Um…ok. I don’t really even know how to comment on such a thing myself, but I can’t imagine going to get my diploma solely for the purpose of finding a better husband.
I also want to mention something Tadhg talked about (if I remember correctly). He asked someone in Vladivostok this summer why girls find it so necessary to dress the way they do in Russia, and I guess the answer was that they are all competing for the best men since there apparently aren’t that many.
So, getting back to this topic..I’m not sure what marriage means here. I’ve been trying to figure it out. There are some interesting stories about people’s marriages in this country, and it’s a little frightening to think that it may be a rarity to find someone good. But since I don’t think I’ll be creating a wedding dress in Russia page, I just thought I’d include this topic in a post.
Topic 3: Russian Classes
Hey everyone, let’s all cram into one tiny room! Say cheese!

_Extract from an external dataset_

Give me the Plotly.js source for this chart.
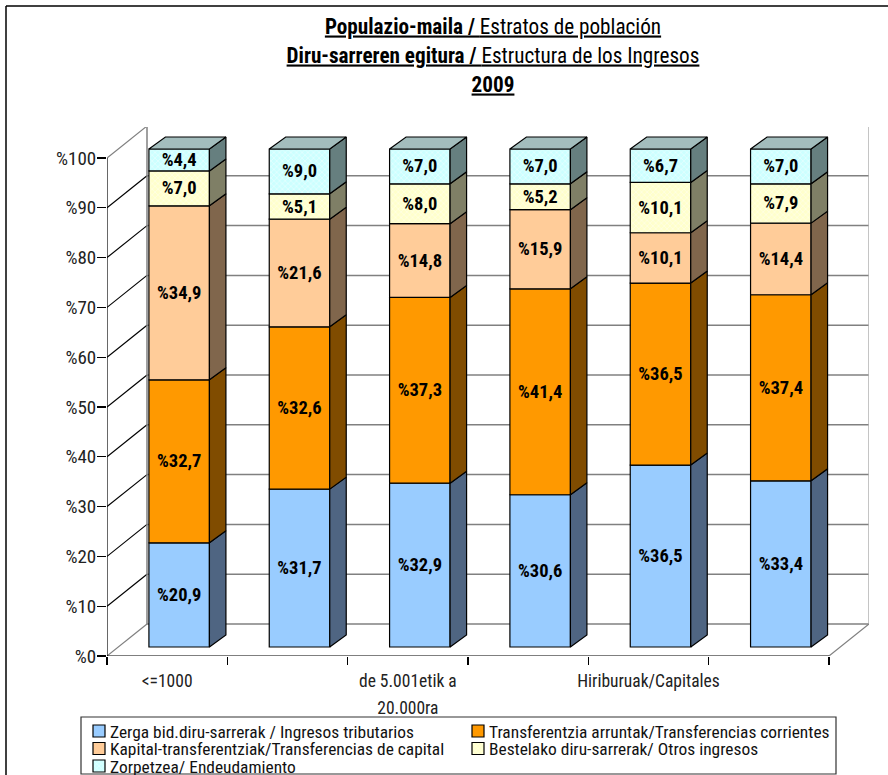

Just kidding. So this was one of my classes on Friday: Comparative Politics: US-Russia. They decided, for Friday’s, to put everyone, from every level into the same class. And the result here, was not very pleasant. Some people ended up sitting on the floor. Fortunately we switched rooms.
How are classes in Russia you ask? Well, we started taking our elective classes this past week. Along with grammar, phonetics, and conversation, I am also taking Цивилизация (Civilization: Russian Social & Political Life) as well as США-Россия (US-Russia Comparative Politics). And yes, in case you non-Russian speakers are wondering, США, or S-SH-A, is the abbreviation for the US. I really like both, and I’m really, really excited for both! It’s kind of cool because we’re getting articles to read for those two classes, and it’s almost like being back at LC with International Affairs.
Vika and I are really trying to receive International Affairs credit for the Civilization class, but it only counts for 3 credits, and we need 4, so I am hoping that that will work out in the end.
In general, classes are pretty long: 1.2 hours each. We don’t really have that much homework, but we are always doing something in class. Despite the fact that I don’t have a “Wedding Dress in Russia” page, I do think I’m going to add two new pages for both my elective classes. My professors say some interesting things, and I think it would be good if other people saw some opinions of actual Russians. Agree? I’ll get on that soon.
Topic 4: Beer Chips
Yes. They are real. Only in Russia I would imagine.
It also has колбаса (kolbasa) which is sausage.
I’m not sure whose chips these are, but I found them in the kitchen and obviously had to try them. They were actually pretty good! Probably more unhealthy than the normal Lays chips, but tasty nonetheless. Not completely sure who came up with the idea of chips with beer and sausage, but….This is Russia!